Adobe, nVidia Work to Speed Up Apps

Desktop computers have come with graphics processing units (GPUs) for years, but desktop applications like Adobe’s Photoshop and Premier have never made use of the graphics acceleration these cards provided.

Until now. Adobe Systems (NASDAQ: ADBE) and nVidia (NASDAQ: NVDA) today announced that for users with nVidia graphics cards, Adobe’s new Creative Suite 4 applications would support native GPU acceleration in working with images and video.

Adobe announced Creative Suite 4 on Tuesday, with six bundles containing a mixture of 13 different products and 14 different technologies, many of which come from the Macromedia acquisition
in 2005. The bundles include Adobe Creative Suite 4 Design editions, standard and premium, CS4 4 Web editions, standard and premium, CS4 Production Premium, and CS4 Master Collection. These products include Photoshop, InDesign, Illustrator, Flash, Fireworks, Dreamweaver, After Effects and Premiere Pro.

Photoshop and Premier Pro will be the two to benefit the most from the GPU integration, the companies said. With a special plug-in, Premier Pro can cut the rendering time for a high-definition movie from 28 hours to two or three hours.

“If you’re using Premier Pro to make a living, where you’re making your money is the output of your workflow, so we’re going to enable much more output,” said Jeff Brown, general manager of the Professional Solutions group at nVidia, during a conference call with reporters.

Roger Kay, president of Endpoint Technologies, agreed. “If you’re a pro, you’re going to want that,” he told InternetNews.com. “The experience is better but also it’s just faster. If you’re a pro, that speed means something. For graphics pros, their time is money.”

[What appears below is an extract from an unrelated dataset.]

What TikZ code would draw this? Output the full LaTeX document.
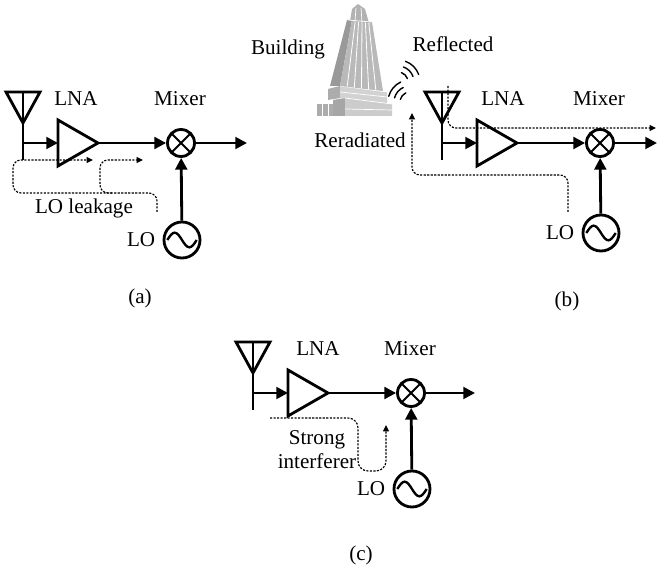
\documentclass[tikz,border=0pt]{standalone}
\usepackage{fontspec}
\setmainfont{Liberation Serif}
\usetikzlibrary{arrows.meta,positioning,calc}

\tikzset{
  wire/.style={line width=2.4pt},
  sig/.style={wire,-{Triangle[length=10pt,width=10pt]}},
  leak/.style={
    line width=1pt,
    dash pattern=on 1.8pt off 1.2pt,
    rounded corners=0.24cm,
    -{Triangle[length=5.5pt,width=5pt]},
  },
  wave/.style={line width=1.2pt,line cap=round},
  mixer/.style={
    draw,wire,circle,minimum size=0.81cm,inner sep=0pt,
    path picture={
      \draw[line width=1.6pt]
        (path picture bounding box.north west) -- (path picture bounding box.south east)
        (path picture bounding box.north east) -- (path picture bounding box.south west);
    },
  },
  osc/.style={
    draw,wire,circle,minimum size=1.08cm,inner sep=0pt,
    path picture={
      \draw[line width=2pt]
        ([xshift=-0.44cm]path picture bounding box.center)
        sin ++(0.22cm,0.22cm) cos ++(0.22cm,-0.22cm)
        sin ++(0.22cm,-0.22cm) cos ++(0.22cm,0.22cm);
    },
  },
  antenna/.pic={
    \draw[wire,line join=miter] (-17,-51) -- (17,-51) -- (0,-20) -- cycle;
    \draw[wire] (0,-51) -- (0,17);
    \coordinate (-feed) at (0,0);
  },
  amp/.pic={
    \draw[wire,line join=miter] (0,-23) -- (40,0) -- (0,23) -- cycle;
    \coordinate (-in) at (0,0);
    \coordinate (-out) at (40,0);
  },
}

\begin{document}
\begin{tikzpicture}[x=0.03cm,y=-0.03cm,font=\fontsize{18}{18}\selectfont]
  \useasboundingbox (0,0) rectangle (658,570);

  % receiver chains: antenna, LNA, mixer and LO
  \foreach \p/\x/\y/\lo/\out/\lx in
    {a/23/143/97/224/53, b/442/143/90/215/61, c/253/393/96/222/65}
  {
    \pic (ant\p) at (\x,\y) {antenna};
    \pic (lna\p) at (\x+35,\y) {amp};
    \node[mixer] (mix\p) at (\x+158,\y) {};
    \node[osc] (lo\p) at (\x+159,\y+\lo) {};
    \coordinate (out\p) at (\x+\out,\y);
    \draw[sig] (ant\p-feed) -- (lna\p-in);
    \draw[sig] (lna\p-out) -- (mix\p);
    \draw[sig] (mix\p) -- (out\p);
    \draw[sig] (lo\p) -- (mix\p);
    \node (lnalbl\p) at (\x+\lx,\y-44) {LNA};
    \node (mixlbl\p) at (\x+157,\y-44) {Mixer};
    \node[left=0.1cm of lo\p] (lolbl\p) {LO};
  }

  % (a) LO leakage
  \coordinate (leakfrom) at (157,212);
  \coordinate (leakant) at (93,160);
  \coordinate (leaklna) at (143,160);
  \draw[leak] (leakfrom) -- (157,193) -- (13,193) -- (13,160) -- (leakant);
  \draw[leak] (112,193) -- (100,193) -- (100,160) -- (leaklna);
  \node (leaklbl) at (84,208) {LO leakage};
  \node (capa) at (140,298) {(a)};

  % (b) building
  \fill[gray!65] (317,104) rectangle (334,116);
  \draw[white,line width=0.6pt] (322,104) -- (322,116) (328,104) -- (328,116);
  \fill[gray!70] (333,100) -- (345,98) -- (345,116) -- (333,116) -- cycle;
  \fill[gray!40] (345,98) -- (392,104) -- (392,116) -- (345,116) -- cycle;
  \fill[gray!65] (328,89) -- (340,86) -- (340,98) -- (328,100) -- cycle;
  \fill[gray!35] (340,86) -- (387,92) -- (387,103) -- (340,98) -- cycle;
  \draw[white,line width=0.6pt]
    (345,98) -- (392,104) (345,109) -- (392,110)
    (340,86) -- (387,92) (340,92) -- (387,97);
  \fill[gray!80] (330,86) -- (347,20) -- (352,20) -- (340,86) -- cycle;
  \fill[gray!55] (340,86) -- (352,20) -- (372,22) -- (383,91) -- cycle;
  \foreach \k in {1,...,5}
    \draw[white,line width=0.7pt]
      ($(340,86)!\k/6!(383,91)$) -- ($(352,20)!\k/6!(372,22)$);
  \fill[gray!60] (350,21) -- (352,9) -- (358,4) -- (365,9) -- (369,23) -- cycle;
  \draw[white,line width=0.6pt] (356,8) -- (355,21) (361,8) -- (362,22)
    (348,20) -- (371,22);

  % (b) waves off the building
  \foreach \r in {3,4.8,6.6}
  {
    \draw[wave] ([shift={(20:\r mm)}]398,82) arc[start angle=20,end angle=70,radius=\r mm];
    \draw[wave] ([shift={(115:\r mm)}]410,102) arc[start angle=115,end angle=165,radius=\r mm];
  }
  \node (bldlbl) at (288,49) {Building};
  \node (refllbl) at (453,44) {Reflected};
  \node (rerlbl) at (360,140) {Reradiated};

  % (b) reflected and reradiated paths
  \coordinate (reflfrom) at (448,86);
  \coordinate (reflto) at (656,128);
  \coordinate (rerfrom) at (568,212);
  \coordinate (rerto) at (412,113);
  \draw[leak] (reflfrom) -- (448,128) -- (reflto);
  \draw[leak] (rerfrom) -- (568,175) -- (412,175) -- (rerto);
  \node (capb) at (567,301) {(b)};

  % (c) strong interferer
  \coordinate (intfrom) at (270,418);
  \coordinate (intto) at (386,425);
  \draw[leak,rounded corners=0.3cm]
    (intfrom) -- (358,418) -- (358,471) -- (386,471) -- (intto);
  \node[align=center] (intlbl) at (317,450) {Strong\\[2.4pt]interferer};
  \node (capc) at (361,555) {(c)};
\end{tikzpicture}
\end{document}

Three main applications in CS4 support the nVidia Quadro or GeForce GPUs. Photoshop, the standard in 2D graphics editing, will support real-time image rotation, zooming, and panning, instead of entering incremental changes and watching it redraw on the screen. Photoshop will also use the GPU for 2D and
3D compositing and high-quality antialiasing, which takes the jagged edges off image elements and smooths them out.

Adobe After Effects CS4 will use the nVidia GPU to provide depth of field, bilateral blur effects, turbulent noise such as flowing water or waving flags and cartoon effects. Adobe Premiere Pro CS4 can do motion, opacity, color and image distortion in real-time rendering. This will allow for faster editing of multiple, high-definition video streams and graphic overlays.

Brown said the two firms achieved the enhancements by working together to rewrite the core imaging kernels so that they take opt to take advantage of the GPU instead of a CPU, if a graphics processor is found in the system.

The software and hardware do this using the OpenGL graphics library, instead of Microsoft’s DirectX graphics library, used by many video games for graphics acceleration.

“OpenGL is more extensible than DirectX,” Brown explained. “It’s a better choice for developers who want to add their own extensions or if we want to add our own extensions to the library.”

CS4 is due to ship in October. Estimated street price for the Adobe Creative Suite 4 Design Premium will be $1,799, $1,699 for Adobe Creative Suite 4 Web Premium, $1,699 for Adobe Creative Suite 4 Production Premium, and $2,499 for Adobe Creative Suite 4 Master Collection. Adobe plans to
offer tiered upgrade pricing from previous versions.